A second replication option would be to take your tables and extract them as business records, or export them from your applications (in XML or JSON) and send those files to the data lake. These could be used in this format directly, or reorganized into more useful data marts. I gravitate toward this approach for the bulk of my data because it gives me a valid consistent copy of the data from the original transactional system. I’ve seen too many cases where inconsistently replicated data is found to have missing information.

On the federation side, we’re starting to see a large number of options coming from various vendors.

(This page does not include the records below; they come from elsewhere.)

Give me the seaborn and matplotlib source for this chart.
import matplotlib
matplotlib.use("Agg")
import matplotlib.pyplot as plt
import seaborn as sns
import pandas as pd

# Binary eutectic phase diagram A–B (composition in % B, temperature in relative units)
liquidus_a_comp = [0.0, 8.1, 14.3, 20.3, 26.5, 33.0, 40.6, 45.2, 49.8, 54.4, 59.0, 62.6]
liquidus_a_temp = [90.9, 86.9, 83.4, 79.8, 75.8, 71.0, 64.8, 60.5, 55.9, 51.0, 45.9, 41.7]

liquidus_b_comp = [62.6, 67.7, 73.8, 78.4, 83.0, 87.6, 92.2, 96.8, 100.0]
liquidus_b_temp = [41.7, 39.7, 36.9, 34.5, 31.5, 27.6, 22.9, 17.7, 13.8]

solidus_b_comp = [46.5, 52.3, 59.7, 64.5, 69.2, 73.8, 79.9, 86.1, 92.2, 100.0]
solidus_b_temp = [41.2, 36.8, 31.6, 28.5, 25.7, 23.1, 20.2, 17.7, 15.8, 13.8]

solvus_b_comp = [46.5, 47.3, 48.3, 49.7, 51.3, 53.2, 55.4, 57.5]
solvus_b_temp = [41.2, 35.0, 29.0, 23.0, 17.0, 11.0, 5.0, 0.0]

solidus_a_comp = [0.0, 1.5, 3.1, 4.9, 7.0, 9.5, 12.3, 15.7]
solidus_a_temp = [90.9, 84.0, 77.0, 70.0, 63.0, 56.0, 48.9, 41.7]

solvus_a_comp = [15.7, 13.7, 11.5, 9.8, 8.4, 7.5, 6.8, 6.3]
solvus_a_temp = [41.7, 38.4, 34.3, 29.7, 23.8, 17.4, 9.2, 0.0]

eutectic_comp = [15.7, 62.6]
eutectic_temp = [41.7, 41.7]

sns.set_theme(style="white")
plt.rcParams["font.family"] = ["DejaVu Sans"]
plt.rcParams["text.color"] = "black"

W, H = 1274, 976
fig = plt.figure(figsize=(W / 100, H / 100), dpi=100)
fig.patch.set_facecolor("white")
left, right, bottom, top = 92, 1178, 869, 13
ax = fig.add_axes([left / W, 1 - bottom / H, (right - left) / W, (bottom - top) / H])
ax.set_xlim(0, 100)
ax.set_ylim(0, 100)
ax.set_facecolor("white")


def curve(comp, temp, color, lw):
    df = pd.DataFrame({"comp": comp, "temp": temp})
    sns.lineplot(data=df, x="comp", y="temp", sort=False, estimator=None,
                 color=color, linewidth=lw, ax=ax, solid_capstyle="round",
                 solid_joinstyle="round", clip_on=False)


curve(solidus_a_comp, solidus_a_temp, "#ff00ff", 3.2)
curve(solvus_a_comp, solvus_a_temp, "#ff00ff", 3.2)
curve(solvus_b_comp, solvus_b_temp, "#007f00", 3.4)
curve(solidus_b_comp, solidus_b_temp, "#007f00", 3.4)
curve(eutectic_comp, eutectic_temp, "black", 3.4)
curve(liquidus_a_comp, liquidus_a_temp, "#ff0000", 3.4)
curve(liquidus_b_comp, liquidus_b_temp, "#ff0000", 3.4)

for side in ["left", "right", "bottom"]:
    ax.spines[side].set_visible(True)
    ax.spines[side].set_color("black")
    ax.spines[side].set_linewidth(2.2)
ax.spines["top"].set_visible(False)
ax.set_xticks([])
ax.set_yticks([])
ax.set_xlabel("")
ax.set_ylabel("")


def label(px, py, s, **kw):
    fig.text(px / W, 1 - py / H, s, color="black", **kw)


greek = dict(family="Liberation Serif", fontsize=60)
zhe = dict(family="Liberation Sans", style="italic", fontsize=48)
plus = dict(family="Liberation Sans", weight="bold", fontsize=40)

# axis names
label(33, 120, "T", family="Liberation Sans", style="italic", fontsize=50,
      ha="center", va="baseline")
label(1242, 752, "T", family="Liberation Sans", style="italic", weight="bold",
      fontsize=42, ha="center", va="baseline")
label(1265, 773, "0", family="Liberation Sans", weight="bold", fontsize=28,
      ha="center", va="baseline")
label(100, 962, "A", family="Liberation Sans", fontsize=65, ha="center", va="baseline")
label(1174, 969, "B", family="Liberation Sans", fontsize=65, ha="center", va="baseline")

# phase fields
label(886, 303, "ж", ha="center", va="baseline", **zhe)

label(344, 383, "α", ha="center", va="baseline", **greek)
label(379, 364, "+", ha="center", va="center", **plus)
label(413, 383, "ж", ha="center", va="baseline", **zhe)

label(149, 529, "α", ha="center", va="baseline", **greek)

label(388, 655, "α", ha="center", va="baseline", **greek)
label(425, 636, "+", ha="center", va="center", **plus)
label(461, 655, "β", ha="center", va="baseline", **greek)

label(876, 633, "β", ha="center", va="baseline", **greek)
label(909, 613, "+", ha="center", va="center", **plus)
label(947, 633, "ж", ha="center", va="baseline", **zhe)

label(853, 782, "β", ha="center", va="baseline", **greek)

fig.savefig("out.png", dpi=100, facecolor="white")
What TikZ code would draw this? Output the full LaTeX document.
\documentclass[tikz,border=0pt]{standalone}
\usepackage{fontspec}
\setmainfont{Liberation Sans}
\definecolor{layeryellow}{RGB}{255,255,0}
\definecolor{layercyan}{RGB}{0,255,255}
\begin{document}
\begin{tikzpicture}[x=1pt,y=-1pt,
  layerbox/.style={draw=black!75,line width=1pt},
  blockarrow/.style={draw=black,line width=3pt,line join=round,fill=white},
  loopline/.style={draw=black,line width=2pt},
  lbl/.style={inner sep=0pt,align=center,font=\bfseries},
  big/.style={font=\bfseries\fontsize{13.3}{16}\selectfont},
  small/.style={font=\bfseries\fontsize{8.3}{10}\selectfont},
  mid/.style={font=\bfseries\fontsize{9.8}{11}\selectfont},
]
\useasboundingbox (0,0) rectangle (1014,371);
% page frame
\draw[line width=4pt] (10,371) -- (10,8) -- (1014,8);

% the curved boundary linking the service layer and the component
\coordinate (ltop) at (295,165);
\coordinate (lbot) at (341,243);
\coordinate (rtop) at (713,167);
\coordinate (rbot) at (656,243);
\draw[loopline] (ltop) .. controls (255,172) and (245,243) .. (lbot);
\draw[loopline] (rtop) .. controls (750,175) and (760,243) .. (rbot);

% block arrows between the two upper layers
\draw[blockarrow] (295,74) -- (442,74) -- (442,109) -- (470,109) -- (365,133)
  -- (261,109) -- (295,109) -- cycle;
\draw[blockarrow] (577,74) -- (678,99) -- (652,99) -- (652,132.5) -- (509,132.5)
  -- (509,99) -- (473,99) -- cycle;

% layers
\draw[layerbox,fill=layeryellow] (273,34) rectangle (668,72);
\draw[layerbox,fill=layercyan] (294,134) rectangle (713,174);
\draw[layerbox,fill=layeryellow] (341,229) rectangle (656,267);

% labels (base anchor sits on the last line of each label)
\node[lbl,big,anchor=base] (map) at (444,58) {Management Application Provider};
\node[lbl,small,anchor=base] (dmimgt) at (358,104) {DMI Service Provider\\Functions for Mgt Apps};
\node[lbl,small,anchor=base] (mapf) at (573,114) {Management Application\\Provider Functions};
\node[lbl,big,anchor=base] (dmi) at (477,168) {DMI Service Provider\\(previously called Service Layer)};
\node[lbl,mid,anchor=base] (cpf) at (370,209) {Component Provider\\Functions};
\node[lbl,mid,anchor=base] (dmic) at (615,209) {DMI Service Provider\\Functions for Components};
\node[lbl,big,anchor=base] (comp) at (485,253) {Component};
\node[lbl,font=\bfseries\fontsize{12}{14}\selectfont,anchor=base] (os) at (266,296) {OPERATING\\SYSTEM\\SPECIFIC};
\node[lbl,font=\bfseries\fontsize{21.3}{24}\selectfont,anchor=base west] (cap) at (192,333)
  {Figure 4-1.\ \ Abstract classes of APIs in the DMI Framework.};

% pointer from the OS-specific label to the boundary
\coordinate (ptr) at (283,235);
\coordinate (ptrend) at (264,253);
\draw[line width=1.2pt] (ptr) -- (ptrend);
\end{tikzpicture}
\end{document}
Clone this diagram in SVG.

IBM developers have shown us how to use table functions in DB2 to access our data lake assets and they’re starting to provide RESTful ways to retrieve data for use in our distributed jobs running in the data lake environment.

We like to learn new things. We like to keep our skills relevant. Playing with new stuff brings fun and excitement to our work. And we tend to worry that, if we don’t jump on the bandwagon, we’ll be relegated to a basement office maintaining dying systems. But technology must fit the purposes for which we'll use it and no single solution can handle the variety of needs we will run across. SQL in a big data environment is not going to replace the need for DB2 and other RDBMS options. What SQL will do is make that environment more familiar.